Exercise directions
Without the images, write out the whole listing exactly.
-=-=-=-=-
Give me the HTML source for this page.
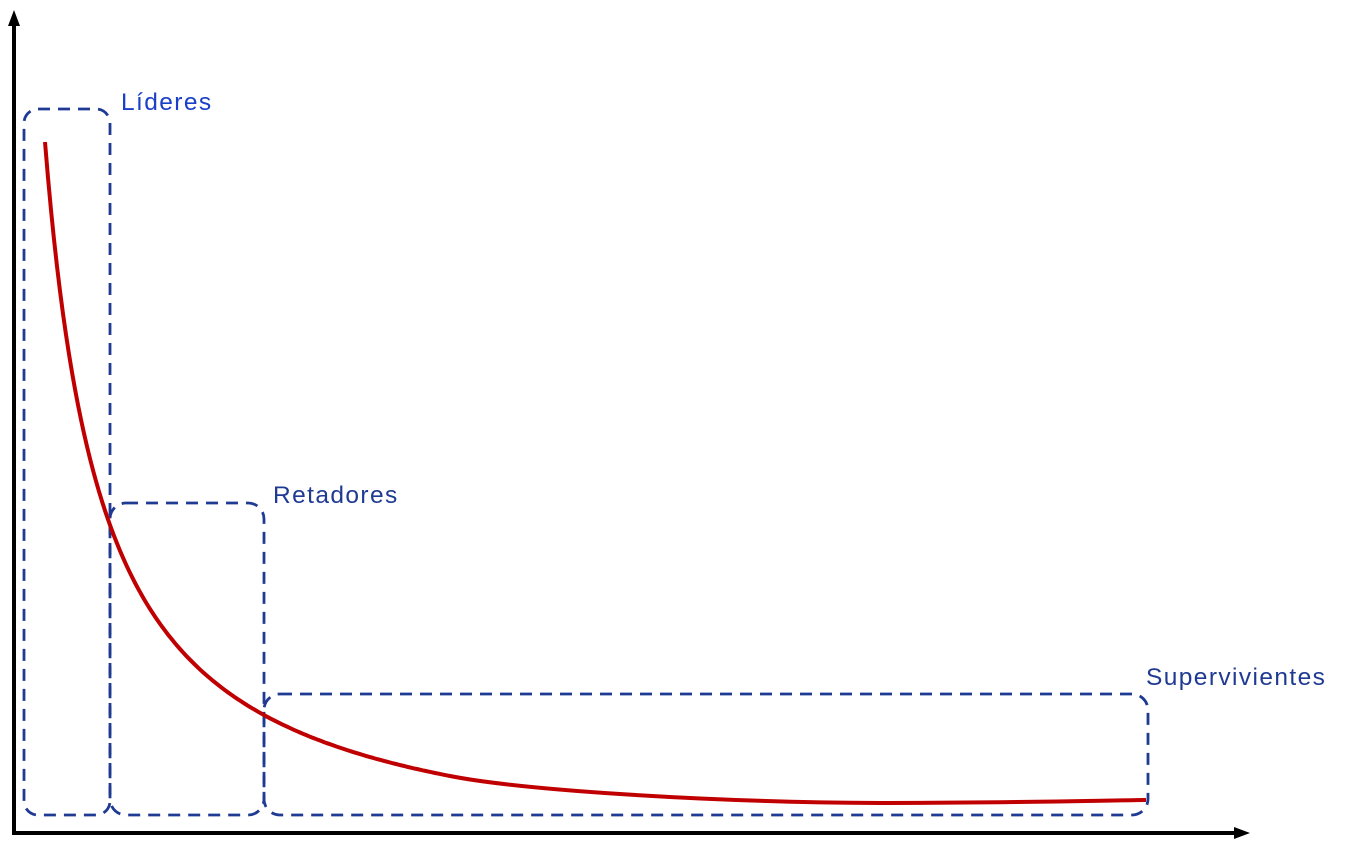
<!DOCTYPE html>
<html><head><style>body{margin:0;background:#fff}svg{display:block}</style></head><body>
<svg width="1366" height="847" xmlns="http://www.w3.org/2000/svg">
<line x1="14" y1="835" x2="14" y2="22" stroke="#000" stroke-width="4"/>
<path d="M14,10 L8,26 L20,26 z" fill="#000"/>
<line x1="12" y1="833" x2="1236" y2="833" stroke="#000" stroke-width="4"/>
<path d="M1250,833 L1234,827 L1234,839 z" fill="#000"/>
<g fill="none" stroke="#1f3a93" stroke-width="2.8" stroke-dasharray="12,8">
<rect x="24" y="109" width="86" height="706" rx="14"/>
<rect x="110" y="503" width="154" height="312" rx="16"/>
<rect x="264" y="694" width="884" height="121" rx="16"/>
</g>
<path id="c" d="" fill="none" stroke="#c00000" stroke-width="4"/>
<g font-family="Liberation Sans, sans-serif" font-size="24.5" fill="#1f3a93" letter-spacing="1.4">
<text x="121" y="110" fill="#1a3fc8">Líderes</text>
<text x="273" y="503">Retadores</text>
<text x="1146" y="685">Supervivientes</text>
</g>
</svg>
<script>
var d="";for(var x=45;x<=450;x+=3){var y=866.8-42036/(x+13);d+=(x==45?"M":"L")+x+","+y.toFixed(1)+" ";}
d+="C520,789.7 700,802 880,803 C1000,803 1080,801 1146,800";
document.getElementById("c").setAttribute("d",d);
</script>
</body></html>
-=-=-=-=-
Output of the task
Give me the HTML source for this page.
<!DOCTYPE html>
<html><head><style>body{margin:0;background:#fff}svg{display:block}</style></head><body>
<svg width="1366" height="847" xmlns="http://www.w3.org/2000/svg">
<line x1="14" y1="835" x2="14" y2="22" stroke="#000" stroke-width="4"/>
<path d="M14,10 L8,26 L20,26 z" fill="#000"/>
<line x1="12" y1="833" x2="1236" y2="833" stroke="#000" stroke-width="4"/>
<path d="M1250,833 L1234,827 L1234,839 z" fill="#000"/>
<g fill="none" stroke="#1f3a93" stroke-width="2.8" stroke-dasharray="12,8">
<rect x="24" y="109" width="86" height="706" rx="14"/>
<rect x="110" y="503" width="154" height="312" rx="16"/>
<rect x="264" y="694" width="884" height="121" rx="16"/>
</g>
<path id="c" d="" fill="none" stroke="#c00000" stroke-width="4"/>
<g font-family="Liberation Sans, sans-serif" font-size="24.5" fill="#1f3a93" letter-spacing="1.4">
<text x="121" y="110" fill="#1a3fc8">Líderes</text>
<text x="273" y="503">Retadores</text>
<text x="1146" y="685">Supervivientes</text>
</g>
</svg>
<script>
var d="";for(var x=45;x<=450;x+=3){var y=866.8-42036/(x+13);d+=(x==45?"M":"L")+x+","+y.toFixed(1)+" ";}
d+="C520,789.7 700,802 880,803 C1000,803 1080,801 1146,800";
document.getElementById("c").setAttribute("d",d);
</script>
</body></html>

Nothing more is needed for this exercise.